Oh yes, I forgot, Romanians did respond to that criminal attack by summoning the Russian ambassador and berating him in no uncertain terms. Who says NATO leaves aggression unanswered?

As for the violation of Estonia’s airspace, an historical reminder is in order. On 24 November 2015, a Russian SU-24M fighter-bomber penetrated Turkish territory to a depth of 1.36 miles and stayed there for 17 seconds. That was enough time for a Turkish F-16 to shoot it down.

In the aftermath, Putin huffed, puffed and threatened every manner of apocalypse. Soon thereafter, however, he and Erdogan kissed and made up, though I’m not sure about the kissing part. Like all bullies, the KGB dictator respects leaders who speak his language, using missiles in lieu of words.

On 19 September 2025, three Russian MiG-31 fighter jets violated the Estonian airspace near Vaindaloo Island (not to be confused with an Indian curry). There they stayed for 12 minutes (as distinct from 17 seconds) before two Italian F-35s intercepted the invading MiGs and…. shot them down?

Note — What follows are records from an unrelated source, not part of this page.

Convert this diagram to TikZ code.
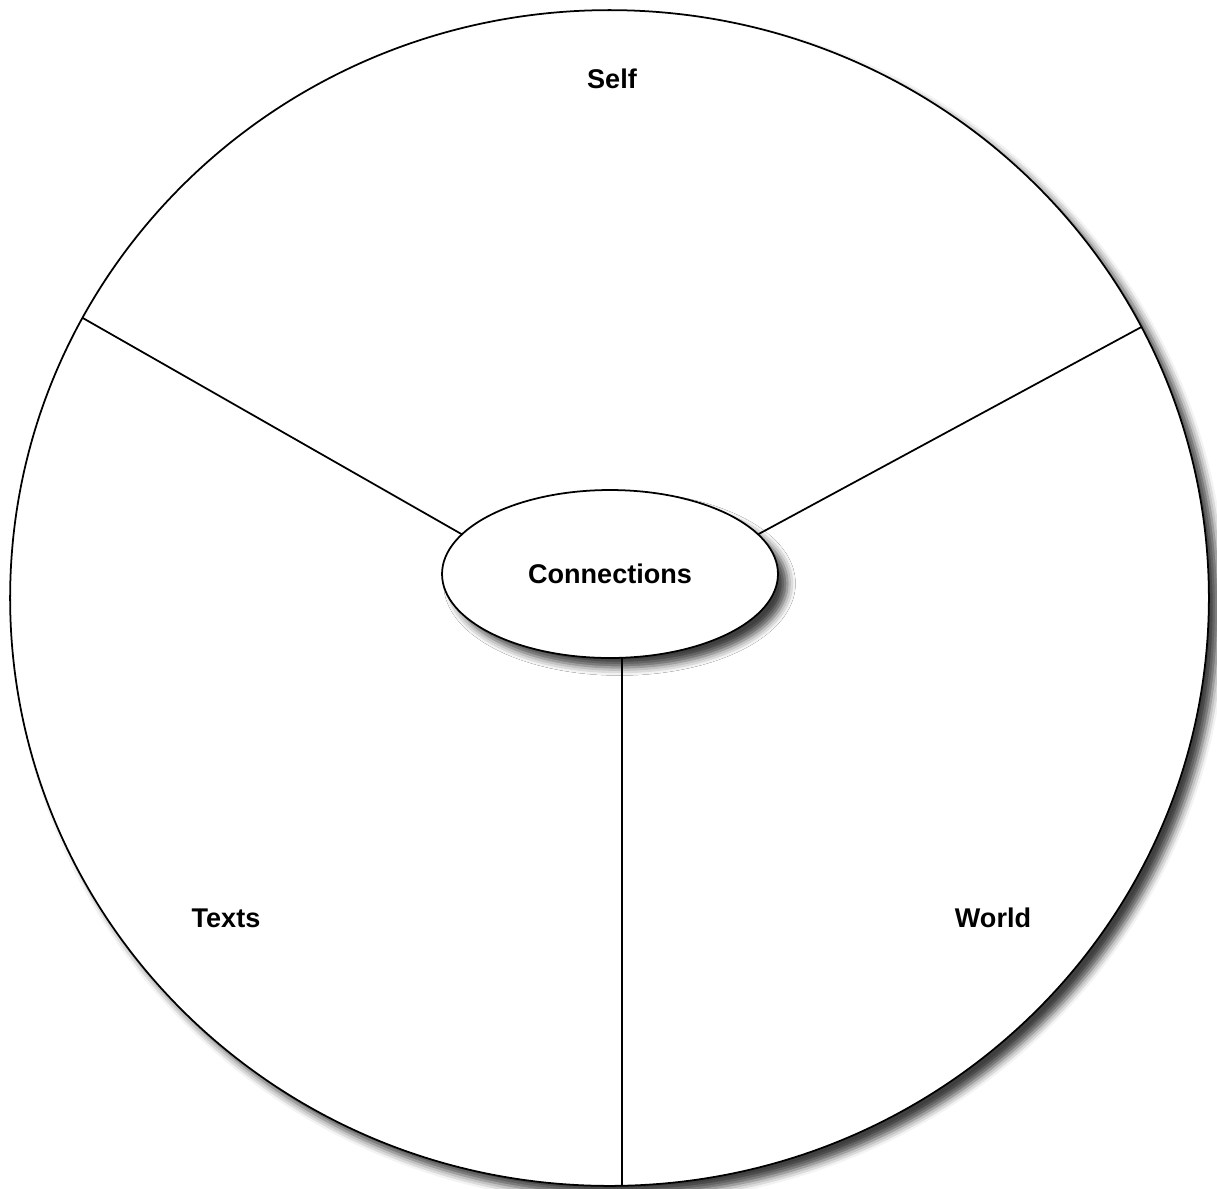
\documentclass[tikz,border=0pt]{standalone}
\usepackage{fontspec}
\setmainfont{Liberation Sans}
\usepackage{tikz}
\usetikzlibrary{positioning,shapes.geometric,shadows.blur}

\begin{document}
\begin{tikzpicture}[
  x=0.02cm, y=-0.02cm,
  ring/.style={draw=black,fill=white,ellipse,line width=1pt,outer sep=0pt,inner sep=0pt,
    blur shadow={shadow xshift=0.19cm,shadow yshift=-0.19cm,shadow blur radius=0.16cm,shadow opacity=75}},
  spoke/.style={draw=black,line width=1pt},
  zone/.style={font=\fontsize{15.4}{18}\selectfont\bfseries}
]
  \useasboundingbox (0,0) rectangle (1217,1188);
  \node[ring,minimum width=23.98cm,minimum height=23.52cm] (outer) at (609.5,598) {};
  \node[ring,zone,minimum width=6.72cm,minimum height=3.36cm] (hub) at (610,574) {Connections};

  \draw[spoke] (hub.165.4) -- (outer.152.4);
  \draw[spoke] (hub.15.3) -- (outer.27.4);
  \draw[spoke] (hub.-82) -- (hub.-82 |- outer.south);

  \node[zone] (self) at (612,79) {Self};
  \node[zone] (texts) at (226,918) {Texts};
  \node[zone] (world) at (993,918) {World};
\end{tikzpicture}
\end{document}
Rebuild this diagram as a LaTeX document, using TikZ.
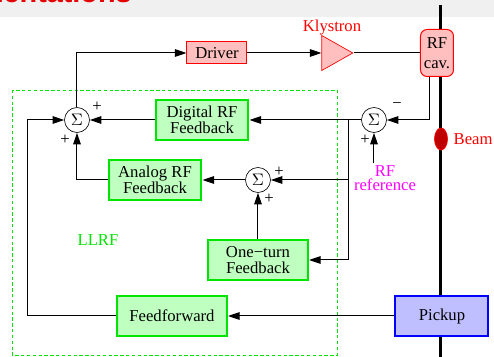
\documentclass[tikz,border=0pt]{standalone}
\usepackage{fontspec}
\setmainfont{Liberation Serif}
\setsansfont{Liberation Sans}
\usetikzlibrary{
    arrows.meta,
    positioning,
    shapes.geometric,
    calc,
}
\definecolor{refmag}{rgb}{1,0,1}
\definecolor{llrfgreen}{rgb}{0,0.9,0}

\begin{document}
\begin{tikzpicture}[
    x=0.6pt, y=-0.6pt,
    >={Triangle[length=7pt, width=4.6pt]},
    wire/.style={line width=0.6pt},
    sigma/.style={draw, circle, fill=white, inner sep=0pt, minimum size=15pt},
    block/.style={draw, align=center, inner sep=1pt},
    fb/.style={block, draw=llrfgreen, line width=1.2pt, fill=green!25,
        minimum height=24pt, font={\fontsize{10}{9.4}\selectfont}},
    power/.style={block, draw=red, fill=red!25, line width=0.6pt},
    sign/.style={inner sep=0pt},
]

\useasboundingbox (0,0) rectangle (494,357);
\clip (0,0) rectangle (494,357);

% slide title band
\fill[gray!12] (0,0) rectangle (494,17);
\node[text=red!90!black, font=\sffamily\bfseries\LARGE, anchor=base east, inner sep=0pt] (title) at (132,2.5) {Implementations};

% beam pipe
\draw[line width=1.8pt] (441,5) -- (441,357);

% LLRF area
\draw[llrfgreen, dash pattern=on 2pt off 1.5pt] (12,90) rectangle (337,355);
\node[text=llrfgreen] (llrf) at (98,240) {LLRF};

\node[power, minimum width=36pt, minimum height=13.2pt] (driver) at (217,53) {Driver};
\node[draw=red, fill=red!25, isosceles triangle, isosceles triangle stretches,
    inner sep=0pt, minimum width=21pt, minimum height=18.6pt] (kly) at (332,53) {};
\node[text=red, inner sep=1pt] (klylabel) [above=2.5pt of kly] {Klystron};
\node[power, rounded corners=4pt, minimum width=19.8pt, minimum height=28.2pt] (cav) at (437,53) {RF\\cav.};

\node[ellipse, draw=red, fill=red!75!black, inner sep=0pt,
    minimum width=7.8pt, minimum height=13.2pt] (beam) at (441,139) {};
\node[text=red] (beamlabel) [right=0pt of beam] {Beam};

\node[sigma] (sum1) at (77,120) {$\Sigma$};
\node[sigma] (sum2) at (374,120) {$\Sigma$};
\node[sigma] (sum3) at (258,180) {$\Sigma$};

\node[fb, minimum width=55.8pt] (digital) at (202,120) {Digital RF\\Feedback};
\node[fb, minimum width=55.8pt] (analog) at (155,180) {Analog RF\\Feedback};
\node[fb, minimum width=60pt] (oneturn) at (258,260) {One−turn\\Feedback};
\node[fb, minimum width=66pt] (ff) at (172,316) {Feedforward};
\node[block, draw=blue, fill=blue!25, line width=1.2pt, minimum width=55.8pt,
    minimum height=24pt] (pickup) at (442,316) {Pickup};

\node[text=refmag, align=center, inner sep=1pt] (rfref) at (385,178) {RF\\[-3.4pt]reference};

% signs
\node[sign] (s1a) at (97,107) {+};
\node[sign] (s1b) at (65,140) {+};
\node[sign] (s2a) at (397,106) {−};
\node[sign] (s2b) at (365,140) {+};
\node[sign] (s3a) at (279,172) {+};
\node[sign] (s3b) at (269,199) {+};

\coordinate (split) at (349,120);
\coordinate (ffcorner) at (28,316);

\draw[wire, ->] (sum1) |- (driver);
\draw[wire, ->] (driver) -- (kly);
\draw[wire] (kly.apex) -- (cav);
\draw[wire, ->] ([xshift=-4.2pt]cav.south) |- (sum2);
\draw[wire, ->] (rfref.north -| sum2) -- (sum2);
\draw[wire, ->] (sum2) -- (digital);
\draw[wire, ->] (digital) -- (sum1);
\draw[wire, ->] (split) |- (oneturn);
\draw[wire, ->] (split |- sum3) -- (sum3);
\draw[wire, ->] (sum3) -- (analog);
\draw[wire, ->] (analog) -| (sum1);
\draw[wire, ->] (oneturn) -- (sum3);
\draw[wire, ->] (pickup) -- (ff);
\draw[wire, ->] (ff) -- (ffcorner) |- (sum1);

\end{tikzpicture}
\end{document}
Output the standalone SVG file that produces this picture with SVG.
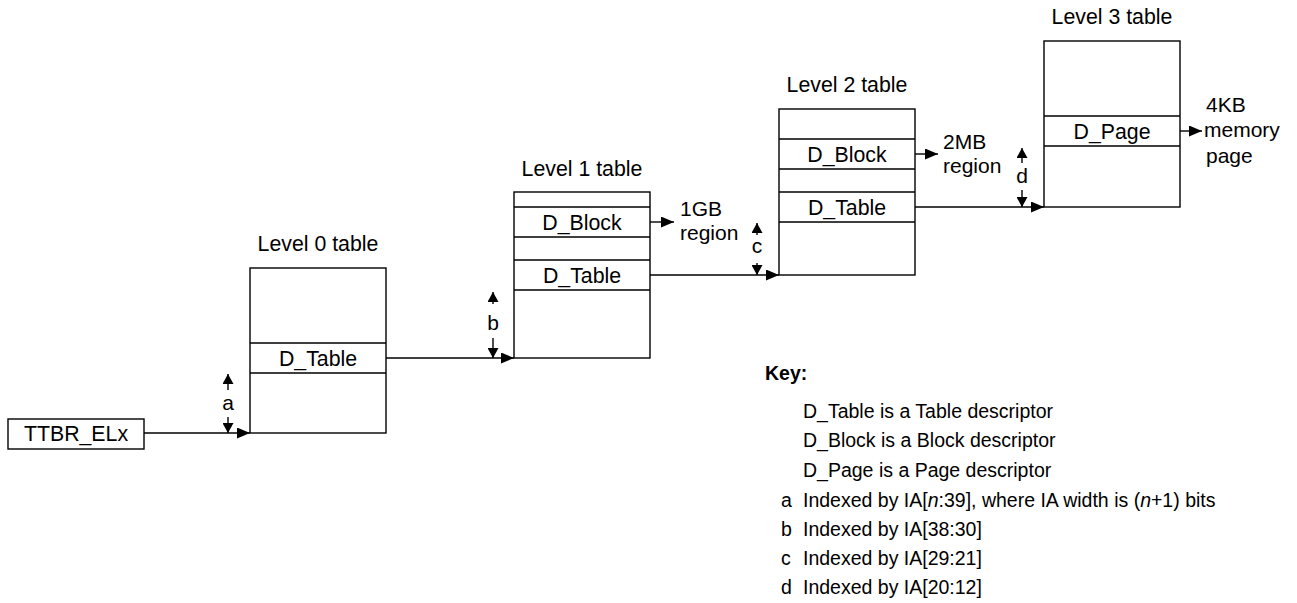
<svg xmlns="http://www.w3.org/2000/svg" width="1297" height="603" viewBox="0 0 1297 603">
<style>
text{font-family:"Liberation Sans",Arial,sans-serif;font-size:21.3px;fill:#000}
.c{text-anchor:middle}
.r{font-size:21px}
.k{font-size:19.5px}
.box{fill:#fff;stroke:#000;stroke-width:1.4}
.ln{fill:none;stroke:#000;stroke-width:1.4}
</style>
<defs>
<marker id="arr" markerUnits="userSpaceOnUse" markerWidth="13" markerHeight="11" refX="13" refY="5.5" orient="auto"><path d="M0,0 L13,5.5 L0,11 z" fill="#000"/></marker>
<marker id="sm" markerUnits="userSpaceOnUse" markerWidth="10" markerHeight="11" refX="10" refY="5.5" orient="auto"><path d="M0,0 L10,5.5 L0,11 z" fill="#000"/></marker>
</defs>
<rect width="1297" height="603" fill="#fff"/>
<g id="ttbr">
<rect class="box" x="8" y="419" width="136" height="30"/>
<text class="c" x="76" y="441">TTBR_ELx</text>
</g>
<g id="level0">
<text class="c" x="318" y="251">Level 0 table</text>
<rect class="box" x="250" y="268" width="136" height="165"/>
<path class="ln" d="M250,343H386M250,373H386"/>
<text class="c" x="318" y="365.5">D_Table</text>
</g>
<g id="level1">
<text class="c" x="582" y="176">Level 1 table</text>
<rect class="box" x="514" y="192" width="136" height="166"/>
<path class="ln" d="M514,207H650M514,237H650M514,260H650M514,290H650"/>
<text class="c" x="582" y="229.5">D_Block</text>
<text class="c" x="582" y="282.5">D_Table</text>
</g>
<g id="level2">
<text class="c" x="847" y="92">Level 2 table</text>
<rect class="box" x="779" y="109" width="136" height="166"/>
<path class="ln" d="M779,139H915M779,169H915M779,192H915M779,222H915"/>
<text class="c" x="847" y="161.5">D_Block</text>
<text class="c" x="847" y="214.5">D_Table</text>
</g>
<g id="level3">
<text class="c" x="1112" y="24">Level 3 table</text>
<rect class="box" x="1044" y="41" width="136" height="166"/>
<path class="ln" d="M1044,116H1180M1044,146H1180"/>
<text class="c" x="1112" y="138.5">D_Page</text>
</g>
<g id="regions">
<text class="r" x="680" y="216">1GB</text>
<text class="r" x="680" y="240">region</text>
<text class="r" x="943" y="149">2MB</text>
<text class="r" x="943" y="173">region</text>
<text class="r" x="1206" y="112">4KB</text>
<text class="r" x="1204" y="137">memory</text>
<text class="r" x="1206" y="163">page</text>
</g>
<g id="connectors">
<path class="ln" d="M144,433H250" marker-end="url(#arr)"/>
<path class="ln" d="M386,358H514" marker-end="url(#arr)"/>
<path class="ln" d="M650,275H779" marker-end="url(#arr)"/>
<path class="ln" d="M915,207H1044" marker-end="url(#arr)"/>
<path class="ln" d="M650,222H674" marker-end="url(#arr)"/>
<path class="ln" d="M915,154H938" marker-end="url(#arr)"/>
<path class="ln" d="M1180,131H1202" marker-end="url(#arr)"/>
</g>
<g id="indices">
<path class="ln" d="M228,390V374" marker-end="url(#sm)"/>
<text class="c r" x="228" y="410">a</text>
<path class="ln" d="M228,417V433" marker-end="url(#sm)"/>
<path class="ln" d="M493,304V292" marker-end="url(#sm)"/>
<text class="c r" x="493" y="330">b</text>
<path class="ln" d="M493,338V358" marker-end="url(#sm)"/>
<path class="ln" d="M757,235V223" marker-end="url(#sm)"/>
<text class="c r" x="757" y="253">c</text>
<path class="ln" d="M757,263V275" marker-end="url(#sm)"/>
<path class="ln" d="M1022,163V148" marker-end="url(#sm)"/>
<text class="c r" x="1022" y="183">d</text>
<path class="ln" d="M1022,190V207" marker-end="url(#sm)"/>
</g>
<g id="key">
<text class="k" x="765" y="380" font-weight="bold">Key:</text>
<text class="k" x="803" y="418">D_Table is a Table descriptor</text>
<text class="k" x="803" y="447">D_Block is a Block descriptor</text>
<text class="k" x="803" y="477">D_Page is a Page descriptor</text>
<text class="k" x="781" y="507">a</text>
<text class="k" x="803" y="507">Indexed by IA[<tspan font-style="italic">n</tspan>:39], where IA width is (<tspan font-style="italic">n</tspan>+1) bits</text>
<text class="k" x="781" y="536">b</text>
<text class="k" x="803" y="536">Indexed by IA[38:30]</text>
<text class="k" x="781" y="565">c</text>
<text class="k" x="803" y="565">Indexed by IA[29:21]</text>
<text class="k" x="781" y="594">d</text>
<text class="k" x="803" y="594">Indexed by IA[20:12]</text>
</g>
</svg>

Don’t be silly. What do you think this is, Turkey c. 2015? No, the Italians gallantly escorted the MiGs back to the border and waved their wings good-bye.

Understandably irate, Estonia invoked Article 4 of the NATO Charter, which initiates discussion among members but without mandating any response.

When the doors of that talk shop opened, Estonia correctly stated that the incursion into its airspace was “part of a broader pattern of testing Europe’s and NATO’s resolve”, and “another dangerous act to further escalate regional and global tensions as Russia continues its war of aggression against Ukraine”.

The situation is so fraught with danger that nothing short of an expression of concern or perhaps even a stern warning will do. Make it grave concern and final warning to emphasise the magnitude of the problem. That’ll send Putin back to his bunker, tail between his legs.

As far back as the 6th century BC, the Chinese strategist Sun Tzu formulated this principle: “Appear weak when you are strong, and strong when you are weak.” The idea of the former was to lure the enemy into precipitate action, the better to rout its forces.

NATO got it almost right: it appears weak when it is weak. Unless this situation changes quickly – and I don’t know what kind of timetable Russian generals are plotting – well, you don’t need me to tell you what can happen.

Take it from someone who grew up with Russian bullies, schoolyard to KGB. As Turkey showed in 2015, they retreat from a show of force. And, as I’m afraid we’ll soon find out, they pounce on a show of weakness.

3 thoughts on “It’s not provocation. It’s reconnaissance”

  1. Born in 1933, I lived in lively awareness through WWII and am very unwilling to endure another such event before I die. But it certainly looks as though one is coming, and too soon for anyone’s health. In 1939 the UK was coherent enough eventually to gather its skirts and hold the fort. Now, it is crammed with immigrants = foreigners. Will they fight? I doubt it. The parallels at the political top are frighteningly close. Chanberlain + Baldwin = Starmer. No Churchill equivalent is to be seen. None of the Services is worth a damn and the supporting industrial might is largely non-existent. Woe is us!

    1. Wise — an disconcerting — words, these. Backtracking three years from 1939, however, had the UK had gained coherence then, the war might not have happened, almost certainly wouldn’t have happened. Hard choices have to be made before before fighting becomes the only choice, and you are right: one doesn’t see any leaders anywhere in the West capable of doing what’s necessary. Nor does one see any masses of people able to rise out of their torpor and apathy.

      1. Although our formations are very different, Mr Boot, we seem to see eye-to-eye on this issue. However, there is one imponderable difference that is either a comfort or a major added problem: the atomic bomb dimension.
        Is its threat so real that it will deter the kind of aggression we foresee? Or do the threats cancel out? I have no knowledge of “expert” thinking on this subject. Do you?